What is it?
Explainability, also called interpretability, is the property of an AI system whereby the reasoning behind an outcome can be made visible. That can happen at different levels: the model can indicate which input features weighed most in a decision, which sources it used for an answer, or which step in a chain of reasoning led to the conclusion.
There is an important distinction between explainability and transparency. Transparency is about openness regarding how a system works in general; explainability is about the concrete justification for a specific outcome. Both are relevant under the EU AI Act, but explainability is most directly felt in automated decisions that affect people.
Why it matters for SMEs
As AI systems make more decisions that affect customers, candidates, or employees, the question 'why this decision?' becomes increasingly important. Without explainability an AI is a black box: you cannot assess the outcome, cannot explain it to the person affected, and cannot account for it to a regulator.
- Errors are correctable. If you understand why a system reached a wrong decision, you can adjust the model, the data, or the rules. Without explanation you do not know where to start.
- Trust among staff and clients grows. A system that shows its reasoning meets less resistance than one that only presents outcomes, because people can check and challenge it.
- Compliance becomes demonstrable. The EU AI Act requires that for high-risk systems outcomes are explainable and contestable by the person affected. Explainability is not optional but a legal requirement for that category.
For SMEs, explainability is most urgent in systems that make decisions about clients or employees: credit assessment, candidate ranking, fraud detection, or pricing.
How it works
Explainability can be achieved in two ways: by choosing transparent models that are inherently interpretable, or by adding explanation techniques on top of a complex model. In practice, a combination of both is most useful for SMEs.

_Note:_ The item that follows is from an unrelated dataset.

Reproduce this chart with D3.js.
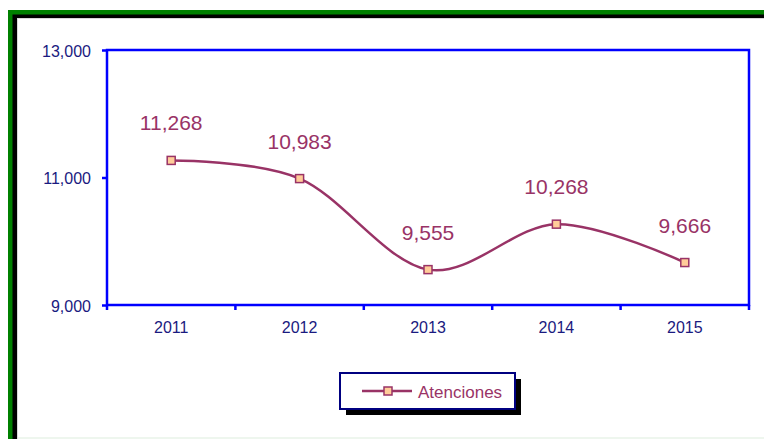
<!DOCTYPE html>
<meta charset="utf-8">
<html>
<head>
<script src="https://d3js.org/d3.v7.min.js"></script>
<style>
  body { margin: 0; background: #fff; }
  svg { display: block; font-family: "Liberation Sans", Arial, sans-serif; }
</style>
</head>
<body>
<div id="my_dataviz"></div>
<script>
// data
const years = ["2011", "2012", "2013", "2014", "2015"];
const atenciones = [11268, 10983, 9555, 10268, 9666];
const yTicks = [9000, 11000, 13000];
const seriesName = "Atenciones";

const W = 764, H = 439;
// plot area
const margin = {top: 50, right: 15, bottom: 134, left: 107};
const width = W - margin.left - margin.right,
      height = H - margin.top - margin.bottom;

const svg = d3.select("#my_dataviz")
  .append("svg")
  .attr("width", W)
  .attr("height", H);

// outer frame: green then black, running off right/bottom
svg.append("rect").attr("x", 8).attr("y", 10).attr("width", W).attr("height", H)
  .style("fill", "#008000");
svg.append("rect").attr("x", 12.5).attr("y", 14.5).attr("width", W).attr("height", H)
  .style("fill", "#000");
svg.append("rect").attr("x", 17).attr("y", 18).attr("width", W).attr("height", H)
  .style("fill", "#d9d9d9");
svg.append("rect").attr("x", 18).attr("y", 19).attr("width", W).attr("height", 418)
  .style("fill", "#fff");
svg.append("rect").attr("x", 18).attr("y", 437).attr("width", W).attr("height", 2)
  .style("fill", "#eef6ee");

const g = svg.append("g")
  .attr("transform", `translate(${margin.left}, ${margin.top})`);

const x = d3.scaleBand().domain(years).range([0, width]);
const y = d3.scaleLinear().domain([9000, 13000]).range([height, 0]);

const blue = "#0000ff", navy = "#1a1a80", plum = "#993366";

// plot border
g.append("rect")
  .attr("width", width).attr("height", height)
  .style("fill", "none").style("stroke", blue).style("stroke-width", 2.5);

// Y axis
const yAxis = g.append("g")
  .call(d3.axisLeft(y).tickValues(yTicks).tickSize(5).tickPadding(11)
    .tickFormat(d3.format(",")));
yAxis.select(".domain").remove();
yAxis.selectAll("line").style("stroke", blue).style("stroke-width", 2.5);
yAxis.selectAll("text").style("fill", navy).style("font-size", "16px")
  .attr("dy", "0.4em");

// X axis: ticks at band edges
const xAxis = g.append("g").attr("transform", `translate(0, ${height})`);
xAxis.selectAll("line.tk")
  .data(d3.range(years.length + 1))
  .enter().append("line")
  .attr("x1", i => i * x.step()).attr("x2", i => i * x.step())
  .attr("y1", 0).attr("y2", 5)
  .style("stroke", blue).style("stroke-width", 2.5);
xAxis.selectAll("text")
  .data(years)
  .enter().append("text")
  .attr("x", d => x(d) + x.bandwidth() / 2)
  .attr("y", 28)
  .style("text-anchor", "middle")
  .style("fill", navy).style("font-size", "16px")
  .text(d => d);

// smoothed line
const line = d3.line()
  .x((d, i) => x(years[i]) + x.bandwidth() / 2)
  .y(d => y(d))
  .curve(d3.curveCardinal.tension(0));

g.append("path")
  .datum(atenciones)
  .attr("d", line)
  .style("fill", "none").style("stroke", plum).style("stroke-width", 2.5);

// markers
g.selectAll("rect.mk")
  .data(atenciones)
  .enter().append("rect")
  .attr("x", (d, i) => x(years[i]) + x.bandwidth() / 2 - 4)
  .attr("y", d => y(d) - 4)
  .attr("width", 8).attr("height", 8)
  .style("fill", "#ffcc99").style("stroke", plum).style("stroke-width", 1.5);

// data labels
g.selectAll("text.lbl")
  .data(atenciones)
  .enter().append("text")
  .attr("x", (d, i) => x(years[i]) + x.bandwidth() / 2)
  .attr("y", d => y(d) - 30)
  .style("text-anchor", "middle")
  .style("fill", plum).style("font-size", "21px")
  .text(d => d3.format(",")(d));

// legend
const lg = svg.append("g").attr("transform", "translate(340, 373)");
lg.append("rect").attr("x", 6).attr("y", 6).attr("width", 175).attr("height", 36)
  .style("fill", "#000");
lg.append("rect").attr("width", 175).attr("height", 36)
  .style("fill", "#fff").style("stroke", "#000080").style("stroke-width", 2);
lg.append("line").attr("x1", 22).attr("x2", 72).attr("y1", 18).attr("y2", 18)
  .style("stroke", plum).style("stroke-width", 2.5);
lg.append("rect").attr("x", 44).attr("y", 14).attr("width", 8).attr("height", 8)
  .style("fill", "#ffcc99").style("stroke", plum).style("stroke-width", 1.5);
lg.append("text").attr("x", 78).attr("y", 24.5)
  .style("fill", plum).style("font-size", "17px")
  .text(seriesName);
</script>
</body>
</html>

- Model choice: simple models such as decision trees or regression are naturally transparent. Complex models like neural networks require additional explanation layers.
- Feature importance: tools such as SHAP or LIME calculate which input features contributed most to a specific outcome and present that as a ranking or visualisation.
- Source references in RAG: in document-based systems the model shows the specific passage that formed the basis for the answer, which is the most reliable form of explainability for knowledge applications.
- Audit trails: systems record for each outcome which data was used, which rules were applied, and which step was taken.
- Human oversight as a safety net: for high-impact decisions a team member stays in the loop to assess the outcome before action is taken.
A practical guideline: the higher the impact of the decision on a person, the more concrete the explanation needs to be. An internal scheduling suggestion requires less explanation than a decision about a tenant or job applicant.
Example in practice
Picture an accounting firm using an AI tool that flags which clients are at risk of a tax penalty. The system marks a client as high-risk. Thanks to explainability, the accountant can see the basis for that flag: the tool shows that the client filed two consecutive late returns and that revenue growth does not align with declared profit. The accountant can assess the reasoning, guide the client more precisely, and adjust the classification if needed.
Comparison and misconceptions
Explainability concerns the justification for a specific outcome; auditability concerns the ability to reconstruct after the fact what the system did and when. Both are needed for responsible AI: explainability for the user and the person affected, auditability for the regulator and internal control.